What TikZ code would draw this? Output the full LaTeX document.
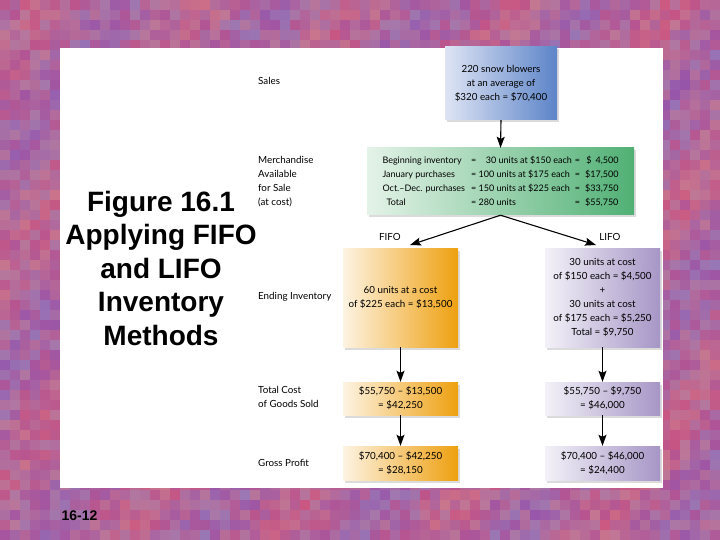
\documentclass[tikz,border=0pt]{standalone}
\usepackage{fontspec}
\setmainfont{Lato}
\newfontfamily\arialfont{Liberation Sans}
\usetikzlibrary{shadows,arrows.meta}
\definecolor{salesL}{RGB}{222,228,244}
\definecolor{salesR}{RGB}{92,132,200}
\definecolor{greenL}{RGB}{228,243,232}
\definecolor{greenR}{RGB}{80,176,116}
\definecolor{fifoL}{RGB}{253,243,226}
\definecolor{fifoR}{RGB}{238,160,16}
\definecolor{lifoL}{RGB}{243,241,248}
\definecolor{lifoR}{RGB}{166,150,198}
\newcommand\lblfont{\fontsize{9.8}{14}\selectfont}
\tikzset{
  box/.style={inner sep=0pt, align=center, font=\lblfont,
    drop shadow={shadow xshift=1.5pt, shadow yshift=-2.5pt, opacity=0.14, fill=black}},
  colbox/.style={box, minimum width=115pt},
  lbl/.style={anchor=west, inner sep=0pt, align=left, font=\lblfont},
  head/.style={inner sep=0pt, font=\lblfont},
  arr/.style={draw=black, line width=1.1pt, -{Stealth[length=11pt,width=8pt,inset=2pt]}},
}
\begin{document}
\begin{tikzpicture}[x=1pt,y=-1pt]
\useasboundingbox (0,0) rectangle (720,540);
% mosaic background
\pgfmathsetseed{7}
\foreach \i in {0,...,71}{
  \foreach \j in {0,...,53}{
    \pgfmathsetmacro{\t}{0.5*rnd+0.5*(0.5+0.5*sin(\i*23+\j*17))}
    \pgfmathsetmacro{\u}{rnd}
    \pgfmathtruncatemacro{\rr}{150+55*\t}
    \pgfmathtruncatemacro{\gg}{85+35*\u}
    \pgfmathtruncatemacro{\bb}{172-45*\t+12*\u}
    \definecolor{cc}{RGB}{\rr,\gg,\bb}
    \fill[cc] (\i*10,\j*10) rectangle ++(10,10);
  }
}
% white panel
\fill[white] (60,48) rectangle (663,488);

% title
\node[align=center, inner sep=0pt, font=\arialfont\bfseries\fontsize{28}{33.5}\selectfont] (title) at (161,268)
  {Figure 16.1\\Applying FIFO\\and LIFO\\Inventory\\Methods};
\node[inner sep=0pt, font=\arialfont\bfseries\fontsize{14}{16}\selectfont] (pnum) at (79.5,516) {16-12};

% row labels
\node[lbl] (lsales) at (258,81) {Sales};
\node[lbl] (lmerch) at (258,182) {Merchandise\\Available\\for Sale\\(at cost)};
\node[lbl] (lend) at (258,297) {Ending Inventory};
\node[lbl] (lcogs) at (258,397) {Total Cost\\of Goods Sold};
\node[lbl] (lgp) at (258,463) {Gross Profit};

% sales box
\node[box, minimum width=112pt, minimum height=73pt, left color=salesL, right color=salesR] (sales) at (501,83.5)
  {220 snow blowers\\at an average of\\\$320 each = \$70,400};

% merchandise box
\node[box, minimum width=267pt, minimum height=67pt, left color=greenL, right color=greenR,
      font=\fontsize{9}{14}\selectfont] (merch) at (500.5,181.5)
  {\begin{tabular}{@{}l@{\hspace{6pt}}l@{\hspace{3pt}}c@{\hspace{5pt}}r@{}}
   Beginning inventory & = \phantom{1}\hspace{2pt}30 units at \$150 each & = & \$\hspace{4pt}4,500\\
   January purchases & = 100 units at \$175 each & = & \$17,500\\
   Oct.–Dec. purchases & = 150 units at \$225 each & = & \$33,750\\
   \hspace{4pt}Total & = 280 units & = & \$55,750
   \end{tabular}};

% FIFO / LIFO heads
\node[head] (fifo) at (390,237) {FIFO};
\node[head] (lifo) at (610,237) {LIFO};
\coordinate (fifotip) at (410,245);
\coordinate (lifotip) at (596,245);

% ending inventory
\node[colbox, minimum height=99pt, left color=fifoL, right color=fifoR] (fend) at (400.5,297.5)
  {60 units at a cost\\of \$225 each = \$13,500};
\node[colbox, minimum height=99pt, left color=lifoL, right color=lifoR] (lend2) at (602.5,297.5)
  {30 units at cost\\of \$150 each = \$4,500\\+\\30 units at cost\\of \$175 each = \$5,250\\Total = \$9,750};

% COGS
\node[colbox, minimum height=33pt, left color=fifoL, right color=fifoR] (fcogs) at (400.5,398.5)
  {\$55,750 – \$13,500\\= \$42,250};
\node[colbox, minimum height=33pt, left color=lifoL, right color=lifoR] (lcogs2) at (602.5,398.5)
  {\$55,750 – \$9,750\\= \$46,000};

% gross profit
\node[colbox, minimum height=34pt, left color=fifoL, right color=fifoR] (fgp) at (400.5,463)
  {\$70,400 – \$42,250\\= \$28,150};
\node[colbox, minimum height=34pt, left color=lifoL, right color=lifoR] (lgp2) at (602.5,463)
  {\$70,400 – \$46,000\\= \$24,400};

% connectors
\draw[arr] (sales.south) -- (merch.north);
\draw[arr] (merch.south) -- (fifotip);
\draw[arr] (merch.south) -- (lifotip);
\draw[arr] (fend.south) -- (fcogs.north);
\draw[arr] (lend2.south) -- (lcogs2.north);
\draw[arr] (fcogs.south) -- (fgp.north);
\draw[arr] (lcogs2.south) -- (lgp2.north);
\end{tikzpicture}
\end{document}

-- What is needed --
Leave out the pictures and copy the rest of the material above exactly.

-- Reply --
What TikZ code would draw this? Output the full LaTeX document.
\documentclass[tikz,border=0pt]{standalone}
\usepackage{fontspec}
\setmainfont{Lato}
\newfontfamily\arialfont{Liberation Sans}
\usetikzlibrary{shadows,arrows.meta}
\definecolor{salesL}{RGB}{222,228,244}
\definecolor{salesR}{RGB}{92,132,200}
\definecolor{greenL}{RGB}{228,243,232}
\definecolor{greenR}{RGB}{80,176,116}
\definecolor{fifoL}{RGB}{253,243,226}
\definecolor{fifoR}{RGB}{238,160,16}
\definecolor{lifoL}{RGB}{243,241,248}
\definecolor{lifoR}{RGB}{166,150,198}
\newcommand\lblfont{\fontsize{9.8}{14}\selectfont}
\tikzset{
  box/.style={inner sep=0pt, align=center, font=\lblfont,
    drop shadow={shadow xshift=1.5pt, shadow yshift=-2.5pt, opacity=0.14, fill=black}},
  colbox/.style={box, minimum width=115pt},
  lbl/.style={anchor=west, inner sep=0pt, align=left, font=\lblfont},
  head/.style={inner sep=0pt, font=\lblfont},
  arr/.style={draw=black, line width=1.1pt, -{Stealth[length=11pt,width=8pt,inset=2pt]}},
}
\begin{document}
\begin{tikzpicture}[x=1pt,y=-1pt]
\useasboundingbox (0,0) rectangle (720,540);
% mosaic background
\pgfmathsetseed{7}
\foreach \i in {0,...,71}{
  \foreach \j in {0,...,53}{
    \pgfmathsetmacro{\t}{0.5*rnd+0.5*(0.5+0.5*sin(\i*23+\j*17))}
    \pgfmathsetmacro{\u}{rnd}
    \pgfmathtruncatemacro{\rr}{150+55*\t}
    \pgfmathtruncatemacro{\gg}{85+35*\u}
    \pgfmathtruncatemacro{\bb}{172-45*\t+12*\u}
    \definecolor{cc}{RGB}{\rr,\gg,\bb}
    \fill[cc] (\i*10,\j*10) rectangle ++(10,10);
  }
}
% white panel
\fill[white] (60,48) rectangle (663,488);

% title
\node[align=center, inner sep=0pt, font=\arialfont\bfseries\fontsize{28}{33.5}\selectfont] (title) at (161,268)
  {Figure 16.1\\Applying FIFO\\and LIFO\\Inventory\\Methods};
\node[inner sep=0pt, font=\arialfont\bfseries\fontsize{14}{16}\selectfont] (pnum) at (79.5,516) {16-12};

% row labels
\node[lbl] (lsales) at (258,81) {Sales};
\node[lbl] (lmerch) at (258,182) {Merchandise\\Available\\for Sale\\(at cost)};
\node[lbl] (lend) at (258,297) {Ending Inventory};
\node[lbl] (lcogs) at (258,397) {Total Cost\\of Goods Sold};
\node[lbl] (lgp) at (258,463) {Gross Profit};

% sales box
\node[box, minimum width=112pt, minimum height=73pt, left color=salesL, right color=salesR] (sales) at (501,83.5)
  {220 snow blowers\\at an average of\\\$320 each = \$70,400};

% merchandise box
\node[box, minimum width=267pt, minimum height=67pt, left color=greenL, right color=greenR,
      font=\fontsize{9}{14}\selectfont] (merch) at (500.5,181.5)
  {\begin{tabular}{@{}l@{\hspace{6pt}}l@{\hspace{3pt}}c@{\hspace{5pt}}r@{}}
   Beginning inventory & = \phantom{1}\hspace{2pt}30 units at \$150 each & = & \$\hspace{4pt}4,500\\
   January purchases & = 100 units at \$175 each & = & \$17,500\\
   Oct.–Dec. purchases & = 150 units at \$225 each & = & \$33,750\\
   \hspace{4pt}Total & = 280 units & = & \$55,750
   \end{tabular}};

% FIFO / LIFO heads
\node[head] (fifo) at (390,237) {FIFO};
\node[head] (lifo) at (610,237) {LIFO};
\coordinate (fifotip) at (410,245);
\coordinate (lifotip) at (596,245);

% ending inventory
\node[colbox, minimum height=99pt, left color=fifoL, right color=fifoR] (fend) at (400.5,297.5)
  {60 units at a cost\\of \$225 each = \$13,500};
\node[colbox, minimum height=99pt, left color=lifoL, right color=lifoR] (lend2) at (602.5,297.5)
  {30 units at cost\\of \$150 each = \$4,500\\+\\30 units at cost\\of \$175 each = \$5,250\\Total = \$9,750};

% COGS
\node[colbox, minimum height=33pt, left color=fifoL, right color=fifoR] (fcogs) at (400.5,398.5)
  {\$55,750 – \$13,500\\= \$42,250};
\node[colbox, minimum height=33pt, left color=lifoL, right color=lifoR] (lcogs2) at (602.5,398.5)
  {\$55,750 – \$9,750\\= \$46,000};

% gross profit
\node[colbox, minimum height=34pt, left color=fifoL, right color=fifoR] (fgp) at (400.5,463)
  {\$70,400 – \$42,250\\= \$28,150};
\node[colbox, minimum height=34pt, left color=lifoL, right color=lifoR] (lgp2) at (602.5,463)
  {\$70,400 – \$46,000\\= \$24,400};

% connectors
\draw[arr] (sales.south) -- (merch.north);
\draw[arr] (merch.south) -- (fifotip);
\draw[arr] (merch.south) -- (lifotip);
\draw[arr] (fend.south) -- (fcogs.north);
\draw[arr] (lend2.south) -- (lcogs2.north);
\draw[arr] (fcogs.south) -- (fgp.north);
\draw[arr] (lcogs2.south) -- (lgp2.north);
\end{tikzpicture}
\end{document}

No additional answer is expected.